The presumption seems to be that with enough late-night deals the issue of hiving off as much money as possible will be solved without recourse to all but the most cosmetic democratic change. The Cabinet meets again next Thursday, but won't get round to talking about this "economic partition" for another week or so. Although informal soundings have been positively greeted, no formal approach has yet been made to Eurostat, the first port of call in any new regionalisation deal.
Meanwhile, this weekend's informal summit at Portschach, attended by the Taoiseach, suggests the likelihood of a fairly substantial restructuring of how the EU will in future approach previously domestic concerns. Without any evidence of long-term vision from Irish political leaders, the best we can do is speculate. And in the muddied morass into which lack of detailed information propels us, not least among the many ironies which make the whole discussion even more disturbing is the fact that the Dublin and western communities share the distinction of having the worst unemployment and industrial employment rates in the country.
The real opponents in this imminent contest are more accurately the poles of bubble-up and trickle-down. The first has created the push to regionalise which is spreading almost everywhere else in EU Europe; already 206 regions, and most already building on a more devolved system of local democracy than happens here. The second is the line which so far seems the preference of the Minister for Finance. There's also a yob on the terrace we can't overlook, a use of bureaucratic language so off-putting that you need the patience of Job to keep up with it. Words like "subsidiarity" top the list. Either way the debate so far suggests an outcome that may not be a good day for democracy.
Although the EU favours bubble-up subsidiarity, the direct involvement of local communities in making decisions about themselves, in as far as that is practical, the Minister and Department seem to favour trickle-down.
Hence their leaked plans for what they rather ambiguously term "a light administrative structure", one which in effect does not disturb the overwhelmingly centralised powers of the Department of Finance.

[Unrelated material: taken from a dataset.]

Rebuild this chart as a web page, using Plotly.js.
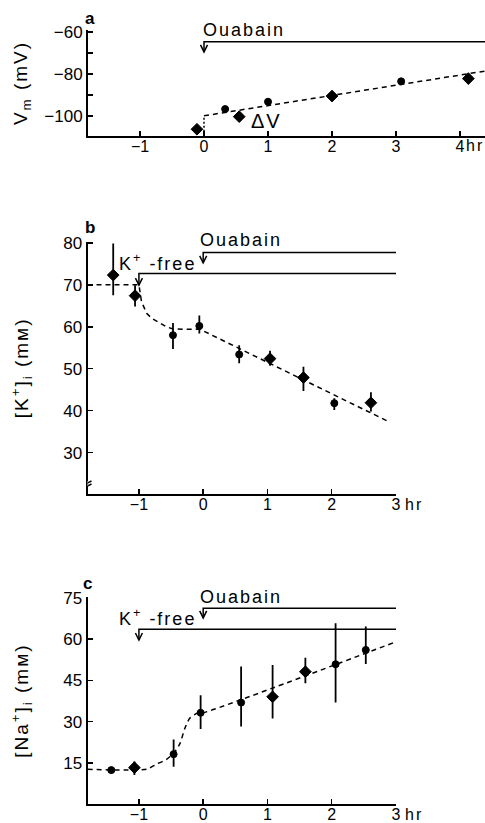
<!DOCTYPE html>
<html>
<head>
<meta charset="utf-8">
<script src="https://cdn.plot.ly/plotly-3.0.1.min.js"></script>
<style>
  html, body { margin: 0; padding: 0; background: #fff; }
  #chart { width: 485px; height: 823px; }
  .ytitle, .y2title, .y3title { letter-spacing: 2px; }
  .annotation-text { letter-spacing: 2px; }
</style>
</head>
<body>
<div id="chart"></div>
<script>
// ---------- Panel a : membrane potential ----------
const aTime = [-0.11, 0.33, 0.55, 1.0, 2.0, 3.08, 4.13];
const aVm = [-106.3, -96.7, -100.3, -93.2, -90.5, -83.5, -82.2];
const aSymbol = ['diamond', 'circle', 'diamond', 'circle', 'diamond', 'circle', 'diamond'];
const aFitTime = [0, 4.39];
const aFitVm = [-99.9, -78.6];
const aStepTime = [0, 0];
const aStepVm = [-107.5, -99.9];
const aTickVals = [-1, 0, 1, 2, 3, 4];
const aTickText = ['\u22121', '0', '1', '2', '3', '4'];
const aYTickVals = [-100, -90, -80, -70, -60];
const aYTickText = ['\u2212100', ' ', '\u221280', ' ', '\u221260'];

// ---------- Panel b : [K+]i ----------
const bTime = [-1.40, -1.06, -0.47, -0.06, 0.56, 1.04, 1.56, 2.04, 2.61];
const bK = [72.3, 67.4, 58.0, 60.2, 53.4, 52.4, 47.9, 41.8, 41.9];
const bErrPlus = [7.5, 2.5, 2.9, 2.5, 2.2, 1.9, 2.6, 1.2, 2.5];
const bErrMinus = [4.8, 2.6, 3.3, 1.8, 2.1, 1.7, 3.2, 1.6, 2.1];
const bSymbol = ['diamond', 'diamond', 'circle', 'circle', 'circle', 'diamond', 'diamond', 'circle', 'diamond'];
const bFitTime = [-1.80, -1.0, -0.96, -0.88, -0.80, -0.675, -0.57, -0.47, -0.05, 2.86];
const bFitK = [70, 70, 66.0, 63.2, 62.0, 60.8, 60.0, 59.45, 59.4, 37.6];
const bYTickVals = [30, 40, 50, 60, 70, 80];
const bYTickText = ['30', '40', '50', '60', '70', '80'];

// ---------- Panel c : [Na+]i ----------
const cTime = [-1.43, -1.07, -0.46, -0.04, 0.59, 1.08, 1.59, 2.06, 2.53];
const cNa = [12.4, 13.3, 18.2, 33.2, 36.9, 39.0, 48.1, 50.8, 56.0];
const cErrPlus = [0, 2.2, 5.3, 6.4, 13.1, 11.5, 5.1, 14.9, 8.5];
const cErrMinus = [0, 2.7, 4.6, 5.9, 8.7, 7.9, 4.2, 13.9, 5.1];
const cSymbol = ['circle', 'diamond', 'circle', 'circle', 'circle', 'diamond', 'diamond', 'circle', 'circle'];
const cFitTime = [-1.80, -0.88, -0.73, -0.57, -0.44, -0.36, -0.285, -0.21, -0.10, 0, 2.96];
const cFitNa = [12.7, 12.7, 14.5, 16.3, 19.1, 22.1, 27.6, 31.2, 33.0, 33.2, 58.6];
const cYTickVals = [15, 30, 45, 60, 75];
const cYTickText = ['15', '30', '45', '60', '75'];

const bcTickVals = [-1, 0, 1, 2, 3];
const bcTickText = ['\u22121', '0', '1', '2', '3'];

// treatments
const treatName = ['Ouabain', 'K<sup>+</sup> -free'];
const treatStart = [0, -1];

const FONT = 'Liberation Sans, Arial, Helvetica, sans-serif';
const W = 485, H = 823;

function markerTrace(x, y, sym, xa, ya, ep, em) {
  const t = {
    x: x, y: y, xaxis: xa, yaxis: ya, type: 'scatter', mode: 'markers',
    marker: { color: '#000', opacity: 1, symbol: sym, size: sym.map(s => s === 'diamond' ? 9 : 7),
      line: { color: '#000', width: 1 } },
    cliponaxis: false, hoverinfo: 'skip'
  };
  if (ep) {
    t.error_y = { type: 'data', symmetric: false, array: ep, arrayminus: em, width: 0, thickness: 1.8, color: '#000' };
  }
  return t;
}
function lineTrace(x, y, xa, ya, dash, shape) {
  return {
    x: x, y: y, xaxis: xa, yaxis: ya, type: 'scatter', mode: 'lines',
    line: { color: '#000', width: 1.5, dash: dash, shape: shape || 'linear', smoothing: 0.6 },
    cliponaxis: false, hoverinfo: 'skip'
  };
}

const data = [
  lineTrace(aFitTime, aFitVm, 'x', 'y', '5px,4px'),
  lineTrace(aStepTime, aStepVm, 'x', 'y', '2px,2px'),
  markerTrace(aTime, aVm, aSymbol, 'x', 'y'),
  lineTrace(bFitTime, bFitK, 'x2', 'y2', '5px,4px'),
  markerTrace(bTime, bK, bSymbol, 'x2', 'y2', bErrPlus, bErrMinus),
  lineTrace(cFitTime, cFitNa, 'x3', 'y3', '5px,4px', 'spline'),
  markerTrace(cTime, cNa, cSymbol, 'x3', 'y3', cErrPlus, cErrMinus)
];

function axisBase(fs) {
  return {
    showline: true, linecolor: '#000', linewidth: 2, mirror: false,
    ticks: 'inside', ticklen: 5, tickwidth: 1.5, tickcolor: '#000',
    showgrid: false, zeroline: false, fixedrange: true,
    tickfont: { family: FONT, size: fs, color: '#000' }, tickmode: 'array'
  };
}

// axis geometry (pixel boxes) used to place the text labels
const geo = {
  a: { x0: 88, x1: 485, r: [-1.8125, 4.39], yTop: 30, yBot: 136, yr: [-109.52, -59.05] },
  b: { x0: 87.5, x1: 396, r: [-1.80, 3.0], yTop: 241.5, yBot: 494.3, yr: [20.1, 80.3] },
  c: { x0: 87.5, x1: 396, r: [-1.80, 3.0], yTop: 597, yBot: 804.3, yr: [0, 75.2] }
};
function pxX(p, v) { const g = geo[p]; return g.x0 + (v - g.r[0]) / (g.r[1] - g.r[0]) * (g.x1 - g.x0); }
function paperX(px) { return px / W; }
function paperY(py) { return 1 - py / H; }

const shapes = [];
const annotations = [];
function label(px, py, text, anchor, size, vanchor) {
  annotations.push({ xref: 'paper', yref: 'paper', x: paperX(px), y: paperY(py),
    xanchor: anchor, yanchor: vanchor || 'middle', text: text, showarrow: false,
    font: { family: FONT, size: size, color: '#000' } });
}
// treatment bar: horizontal line + stem + open arrow head, plus its label
function treatment(i, p, xa, ya, xEnd, lineY, tipY, textY, textDx, anchor) {
  shapes.push({ type: 'path', xref: xa, yref: ya, layer: 'above',
    path: `M${treatStart[i]},${tipY} L${treatStart[i]},${lineY} L${xEnd},${lineY}`,
    line: { color: '#000', width: 1.5 } });
  shapes.push({ type: 'path', xref: xa, yref: ya, layer: 'above',
    xsizemode: 'pixel', ysizemode: 'pixel', xanchor: treatStart[i], yanchor: tipY,
    path: 'M-3.5,7 L0,0 L3.5,7', line: { color: '#000', width: 1.5 } });
  label(pxX(p, treatStart[i]) + textDx, textY, treatName[i], anchor, 18);
}
treatment(0, 'a', 'x', 'y', 4.39, -64.6, -69.5, 30, -3, 'left');
treatment(0, 'b', 'x2', 'y2', 3.0, 77.7, 75.2, 240, -5, 'left');
treatment(1, 'b', 'x2', 'y2', 3.0, 72.7, 69.9, 262, 59, 'right');
treatment(0, 'c', 'x3', 'y3', 3.0, 71.1, 67.6, 597, -5, 'left');
treatment(1, 'c', 'x3', 'y3', 3.0, 63.5, 59.6, 617.5, 59, 'right');

// axis break on panel b
shapes.push({ type: 'rect', xref: 'x2', yref: 'y2', layer: 'above', xsizemode: 'pixel', ysizemode: 'pixel',
  xanchor: -1.80, yanchor: 22.55, x0: -4, x1: 4, y0: -2, y1: 3, fillcolor: 'white', line: { width: 0 } });
shapes.push({ type: 'path', xref: 'x2', yref: 'y2', layer: 'above', xsizemode: 'pixel', ysizemode: 'pixel',
  xanchor: -1.80, yanchor: 22.55, path: 'M-4,-1 L4,3', line: { color: '#000', width: 1.5 } });
shapes.push({ type: 'path', xref: 'x2', yref: 'y2', layer: 'above', xsizemode: 'pixel', ysizemode: 'pixel',
  xanchor: -1.80, yanchor: 22.55, path: 'M-4,-4 L4,0', line: { color: '#000', width: 1.5 } });

// ΔV label
label(249, 120.5, '\u0394V', 'left', 20);
// hr unit labels (after the last tick)
label(pxX('a', 4) + 4, geo.a.yBot + 10, 'hr', 'left', 16);
label(pxX('b', 3) + 7, geo.b.yBot + 10, 'hr', 'left', 16);
label(pxX('c', 3) + 7, geo.c.yBot + 10, 'hr', 'left', 16);
// panel letters
label(90, 18, '<b>a</b>', 'center', 17);
label(91, 227, '<b>b</b>', 'center', 17);
label(88, 583, '<b>c</b>', 'center', 17);

const layout = {
  width: W, height: H, margin: { l: 0, r: 0, t: 0, b: 0 },
  paper_bgcolor: 'white', plot_bgcolor: 'white', showlegend: false,
  font: { family: FONT, color: '#000' },
  xaxis: Object.assign(axisBase(16), { domain: [geo.a.x0 / W, geo.a.x1 / W], range: geo.a.r, anchor: 'y',
    tickvals: aTickVals, ticktext: aTickText, ticklabelstandoff: -5 }),
  yaxis: Object.assign(axisBase(17), { domain: [1 - geo.a.yBot / H, 1 - geo.a.yTop / H], range: geo.a.yr, anchor: 'x',
    tickvals: aYTickVals, ticktext: aYTickText,
    title: { text: 'V<sub>m</sub> (mV)', standoff: 12, font: { family: FONT, size: 19, color: '#000' } } }),
  xaxis2: Object.assign(axisBase(16), { domain: [geo.b.x0 / W, geo.b.x1 / W], range: geo.b.r, anchor: 'y2',
    tickvals: bcTickVals, ticktext: bcTickText, ticklabelstandoff: -6 }),
  yaxis2: Object.assign(axisBase(17), { domain: [1 - geo.b.yBot / H, 1 - geo.b.yTop / H], range: geo.b.yr, anchor: 'x2',
    tickvals: bYTickVals, ticktext: bYTickText,
    title: { text: '[K<sup>+</sup>]<sub>i</sub> (m\u1D0D)', standoff: 30, font: { family: FONT, size: 19, color: '#000' } } }),
  xaxis3: Object.assign(axisBase(16), { domain: [geo.c.x0 / W, geo.c.x1 / W], range: geo.c.r, anchor: 'y3',
    tickvals: bcTickVals, ticktext: bcTickText, ticklabelstandoff: -6 }),
  yaxis3: Object.assign(axisBase(17), { domain: [1 - geo.c.yBot / H, 1 - geo.c.yTop / H], range: geo.c.yr, anchor: 'x3',
    tickvals: cYTickVals, ticktext: cYTickText,
    title: { text: '[Na<sup>+</sup>]<sub>i</sub> (m\u1D0D)', standoff: 30, font: { family: FONT, size: 19, color: '#000' } } }),
  shapes: shapes,
  annotations: annotations
};

Plotly.newPlot('chart', data, layout, { staticPlot: true, displayModeBar: false });
</script>
</body>
</html>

With prejudices about culchies and jackeens, cute hoors or subsidy-rich farmers clouding the issues, the lines get even more blurred. Thus in the debate so far we've witnessed Dublin community leaders pitched against their colleagues from the putative western region, and watched a steady growth of alarm among Fianna Fail urban deputies and some rural TDs grow to a point where the party chairman, Dr Rory O'Hanlon, found it necessary to assure us last week that the party was unified and would adopt a single line. While community leaders in Dublin worry that their chance of getting favourable start-up industrial grants will be badly affected if a western region gets priority, as Objective 1 funding might put it, western leaders are increasingly between a rock and a hard place. Their communities need the money, the more so because the culture of farming faces a level of social and economic change comparable to what Britain's mining community went through under Margaret Thatcher in the 1980s. Without Objective 1 funding there, EU pension subsidies to farmers alone will drop from a gross 50 per cent to only 25 per cent, with the national Exchequer forced to make up the balance. But watching the untenable fractures between urban rich and poor, a by-product of what happens when decisions about Objective 1 funding are made centrally, some are seriously wondering who will in practice be the long-term beneficiaries in this uniquely Irish remix if communities themselves cannot make their own choices. I used to assume that somewhere underneath this distastefully divisive debate was a clever strategy to enhance local democracy while mainlining proven good practice about community democracy into the ethos of the Department of Finance. I was wrong.
So far as I can now read it, the best the Minister and his Department will manage is a superficial finessing far removed from the kind of democratic innovation the EU seems to envisage as the core mission of its regionalisation programmes. That may make it easier to travel to holiday homes in the west, but it won't contribute much to real-life communities.
Clearly issues of marginalisation and continued exclusion are central to this debate. But for so long as groups of equal merit are pitched against each other, as lazy assumptions about an east-west contest might have it, we are condemned to apply the equivalent of a mouse's brain capacity to a political challenge of extraordinary dimensions.